Thursday, October 13, 2011

Sharley McLean: a refugee at Lewisham Hospital

Born Lotte Reyersbach in Germany in 1923, Sharley McLean fled the Nazis and ended up in London. Her parents both died in the Holocaust (her father was a socialist, her mother was Jewish). After hearing a libertarian speaker in Hyde Park she got involved in the London anarchist scene, selling the papers Freedom and War Commentary at Speakers Corner, though she was ambivalent about their pacifism during the Second World War: 'I really saw the Nazi machinery as an evil and so I did not want to participate in anything that would detract from that'.

During the war she worked as a nurse at Lewisham hospital, as she later recalled: 'My first involvement in unions was when I was nursing at Lewisham hospital. I learned from a friend that nurses at Friern Barnet got five nights off a fortnight and we were getting only four. I heard that there was a trade union in the hospital, basically for porters and cleaners and another nurse and I got in touch. We were probably among the first nurses to join a union. You had porters who wheeled trolleys for the corpses; you had porters who looked after the rubbish. Everybody insisted on the differential and I thought that was crazy. However, we did get five nights off a fortnight.

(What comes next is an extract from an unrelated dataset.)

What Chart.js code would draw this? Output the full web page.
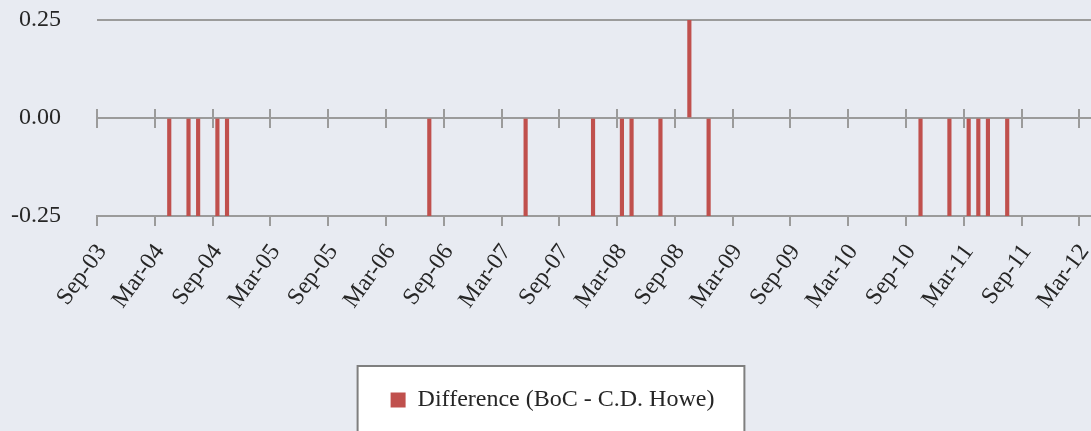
<!DOCTYPE html>
<html>
<head>
<meta charset="utf-8">
<script src="https://cdn.jsdelivr.net/npm/chart.js@4/dist/chart.umd.min.js"></script>
<style>
  html, body { margin: 0; padding: 0; background: #e8ebf2; overflow: hidden; }
  canvas { display: block; }
</style>
</head>
<body>
<canvas id="diffChart" width="1091" height="431"></canvas>
<script>
// month axis runs monthly from Sep-03; ticks every six months
const tickLabels = ['Sep-03', 'Mar-04', 'Sep-04', 'Mar-05', 'Sep-05', 'Mar-06', 'Sep-06', 'Mar-07', 'Sep-07',
    'Mar-08', 'Sep-08', 'Mar-09', 'Sep-09', 'Mar-10', 'Sep-10', 'Mar-11', 'Sep-11', 'Mar-12'];

// months where the two rates differed
const barMonths = ['Apr-04', 'Jun-04', 'Jul-04', 'Sep-04', 'Oct-04', 'Jul-06', 'May-07', 'Dec-07', 'Mar-08',
    'Apr-08', 'Jul-08', 'Oct-08', 'Dec-08', 'Oct-10', 'Jan-11', 'Mar-11', 'Apr-11', 'May-11', 'Jul-11'];
const differences = [-0.25, -0.25, -0.25, -0.25, -0.25, -0.25, -0.25, -0.25, -0.25,
    -0.25, -0.25, 0.25, -0.25, -0.25, -0.25, -0.25, -0.25, -0.25, -0.25];

const yTicks = [-0.25, 0, 0.25];

const monthNames = ['Jan', 'Feb', 'Mar', 'Apr', 'May', 'Jun', 'Jul', 'Aug', 'Sep', 'Oct', 'Nov', 'Dec'];
function monthIndex(label) {
    const parts = label.split('-');
    return (Number(parts[1]) - 3) * 12 + monthNames.indexOf(parts[0]) - 8;
}

const gridGray = '#9b9b9b';
const textColor = '#262626';

Chart.defaults.font.family = "'Liberation Serif', 'DejaVu Serif', serif";
Chart.defaults.font.size = 24;
Chart.defaults.color = textColor;

// background + white legend frame
const framePlugin = {
    id: 'frame',
    beforeDraw(chart) {
        const c = chart.ctx;
        c.save();
        c.fillStyle = '#e8ebf2';
        c.fillRect(0, 0, chart.width, chart.height);
        const lg = chart.legend;
        if (lg && lg.legendHitBoxes.length) {
            const w = lg.legendHitBoxes[0].width;
            const mid = (lg.left + lg.right) / 2;
            const x0 = mid - w / 2 - 33;
            const x1 = mid + w / 2 + 30;
            const y0 = lg.top - 12;
            c.fillStyle = '#ffffff';
            c.fillRect(x0, y0, x1 - x0, chart.height - y0 + 10);
            c.strokeStyle = '#7f7f7f';
            c.lineWidth = 2;
            c.strokeRect(x0, y0, x1 - x0, chart.height - y0 + 10);
        }
        c.restore();
    },
    afterLayout(chart) {
        // legend sits a little right of centre in the original
        chart.legend.left += 7;
        chart.legend.right += 7;
    },
    beforeDatasetsDraw(chart) {
        // cross ticks on the zero line
        const x = chart.scales.x, y = chart.scales.y;
        const y0 = y.getPixelForValue(0);
        const c = chart.ctx;
        c.save();
        c.strokeStyle = gridGray;
        c.lineWidth = 2;
        c.beginPath();
        tickLabels.forEach(function (lab) {
            const px = Math.round(x.getPixelForValue(monthIndex(lab)));
            c.moveTo(px, y0 - 9);
            c.lineTo(px, y0 + 10);
        });
        c.stroke();
        c.restore();
    }
};

const ctx = document.getElementById('diffChart').getContext('2d');

new Chart(ctx, {
    type: 'bar',
    data: {
        datasets: [{
            label: 'Difference (BoC - C.D. Howe)',
            data: barMonths.map(function (m, i) { return { x: monthIndex(m) + 0.5, y: differences[i] }; }),
            backgroundColor: '#c0504d',
            borderWidth: 0,
            barThickness: 3.5
        }]
    },
    options: {
        responsive: false,
        animation: false,
        devicePixelRatio: 1,
        layout: { padding: { top: 20, bottom: 9, left: 0, right: 0 } },
        plugins: {
            title: { display: false },
            tooltip: { enabled: false },
            legend: {
                display: true,
                position: 'bottom',
                labels: {
                    boxWidth: 15,
                    boxHeight: 15,
                    padding: 10,
                    color: textColor,
                    font: { size: 24 }
                }
            }
        },
        scales: {
            x: {
                type: 'linear',
                offset: false,
                min: 0,
                max: 103.2,
                afterBuildTicks: function (scale) {
                    scale.ticks = tickLabels.map(function (l) { return { value: monthIndex(l) }; });
                },
                afterFit: function (scale) {
                    scale.height = 162;
                    scale.paddingLeft = 0;
                    scale.paddingRight = 0;
                },
                ticks: {
                    autoSkip: false,
                    minRotation: 54,
                    maxRotation: 54,
                    padding: 13,
                    labelOffset: 5,
                    color: textColor,
                    callback: function (value) {
                        const i = tickLabels.findIndex(function (l) { return monthIndex(l) === value; });
                        return i >= 0 ? tickLabels[i] : '';
                    }
                },
                grid: {
                    offset: false,
                    drawOnChartArea: false,
                    drawTicks: true,
                    tickLength: 10,
                    color: gridGray,
                    lineWidth: 2
                },
                border: { display: true, color: gridGray, width: 2 }
            },
            y: {
                min: -0.25,
                max: 0.25,
                afterBuildTicks: function (scale) {
                    scale.ticks = yTicks.map(function (v) { return { value: v }; });
                },
                afterFit: function (scale) {
                    scale.width = 97;
                    scale.paddingTop = 0;
                    scale.paddingBottom = 0;
                },
                ticks: {
                    padding: 36,
                    color: textColor,
                    callback: function (value) { return value.toFixed(2); }
                },
                grid: {
                    drawTicks: false,
                    tickLength: 0,
                    color: gridGray,
                    lineWidth: 2
                },
                border: { display: false }
            }
        }
    },
    plugins: [framePlugin]
});
</script>
</body>
</html>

I hated the war; we were in the frontline, all the casualties we saw. When Sandringham School was bombed, there was a tremendous anti-German feeling when those kids were brought into the hospital. It was heartbreaking: a war against children. You just worked; there was a dedication and even people with little nursing experience were called upon, to set up drips. It was all done by hand and we had a big fish kettle to sterilize things. Things were primitive compared to now and the sepsis rate was higher, and there were no wonder drugs. I was also on duty when the hospital was hit. A bomb fell on the dispensary which caused tremendous fire. As nurses we were told where there were so-called safe points and one of my friends on E Block had taken shelter at one of those points and that collapsed and she was killed outright. We were badly burned in the D Block I was in but we managed to evacuate all the patients, and people who hadn’t walked for months and months suddenly found they were able to walk down these ghastly fire escapes. At the end of the war Ruth [another refugee] and I went down Lewisham High Street and we sang every German folk song we could remember'.

Sharley (pictured above in 1941) carried on working in the NHS until she retired, and later became involved with HIV/AIDS support at the Terrence Higgins Trust as well as being a lesbian activist working for the Campaign for Homosexual Equality. Indeed her first encounters with other lesbians were while working at Lewisham in the Second World War.

'When Lewisham Hospital was bombed, we all shared rooms and even beds because the rooms were so small. We were together; we cuddled each other without giving it a second thought. I think we were naive sexually. One staff nurse would say there were two ward sisters who were 'homosexual ladies'. They used to tell people they weren't married because their boyfriends were killed in the First World War. I remember we used to look at them with curiosity. Ridiculous when you think how naive one was.

I can remember one woman in particular I had a tremendous crush on. She was a cancer patient. I was very fond of her and I was told off for being too emotionally involved when she died. Also one of the orderlies used to say to me, 'Oh, you are one of us' and I thought she meant that I was as English as she was and I felt flattered that I had been accepted'.

Source: Inventing Ourselves: Lesbian Life Stories (Routledge, 1989). The air raid on Lewisham Hospital took place in July 1944, killing at least three people. The bombed school she refers to was actually called Sandhurst Road School in Catford - 38 children were killed there in January 1943.